Latency should not be the bottleneck (with plenty of small files we are losing a lot of files to lookup) but throughput should be the bottleneck. This is why the Distributed File System that we will be studying is optimized for high-throughput data processing rather than low-latency access to small files.

Hadoop

Primarily:
• Distributed File System (HDFS)
• MapReduce
• Wide column store (HBase)

Starting form 188 in 2006 when the filesystem has been developed, now it should handle more about 100k files, about 600PB of data!

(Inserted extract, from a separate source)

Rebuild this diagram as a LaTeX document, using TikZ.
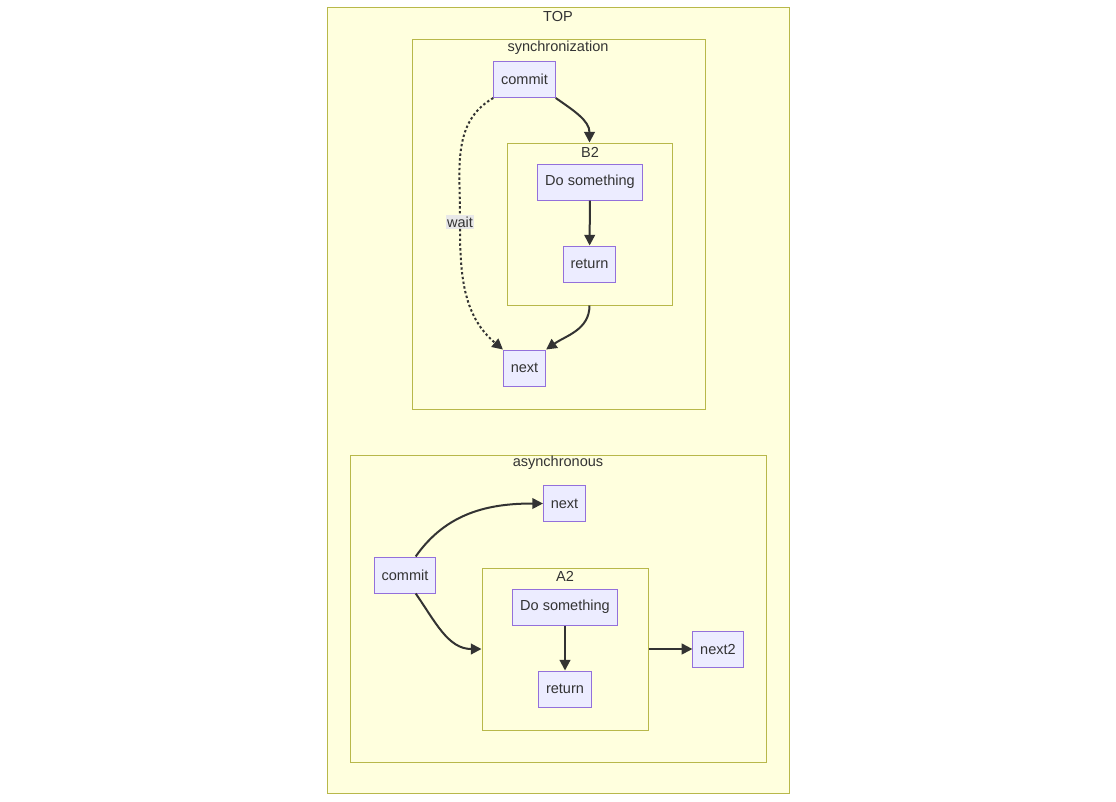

We will start first by looking at the logical model and then to the physical model, following Codd’s data independence idea (Codd 1970).

The logical model

In this case we have a file hierarchy. And we have block storage (also called chunk, split, shard, partition) instead of unstructured object storage we studied in Cloud Storage#Object Stores, which are seen as a single big object. These documents have a far larger block size, usually of 64-128MB. We have 64 for Google and 128 for Hadoop. In Hadoop, blocks are files, so we don’t have fragmentation on the filesystem. This is because on a network cable having many files takes more time than a single bigger file, because of the latency. of file disk seeks. There are also other reasons it might be advantageous having this block size:

  • Limit metadata on NameNode about every block
  • Client need to interact less with the NameNode.
  • Limit the number of TCP connections that the Client would need to open for each data block on the datanodes. Just few persistent TCPs are ok. See Livello di trasporto for TCP.

The architecture 🟩

With HDFS we have a centralized architecture where we have a main node, called Coordinator, Primary, Leader, NameNode and then secondary nodes called Worker, Secondary, Follower, DataNodes.

When we have a file, we split it into chunks and store it multiple times (3) into different machines. RAID is redundant in this case, so we won’t use it, see Devices OS#RAID for more information.

The physical model

Structure of the NameNode 🟨

  1. Mapping of file -> Block.
  2. Block -> Locations on nodes.
  3. State of the blocks (corrupted updated). and permissions.
  4. ACL information and filesystem information.

More in particular:

  • the file namespace, that is, the hierarchy of directory names and file names, as well as any access control (ACL) information similar to Unix-based systems.
  • a mapping from each file to the list of its blocks. Each block, in this list, is represented with a 64-bit identifier; the content of the blocks is not on the NameNode. Blocks are local files. to the locations of its replicas, that is, the list of the DataNodes that store a copy of this block.

The NameNode never initiates connection with the DataNode. It can just answer to DataNodes’ heartbeats.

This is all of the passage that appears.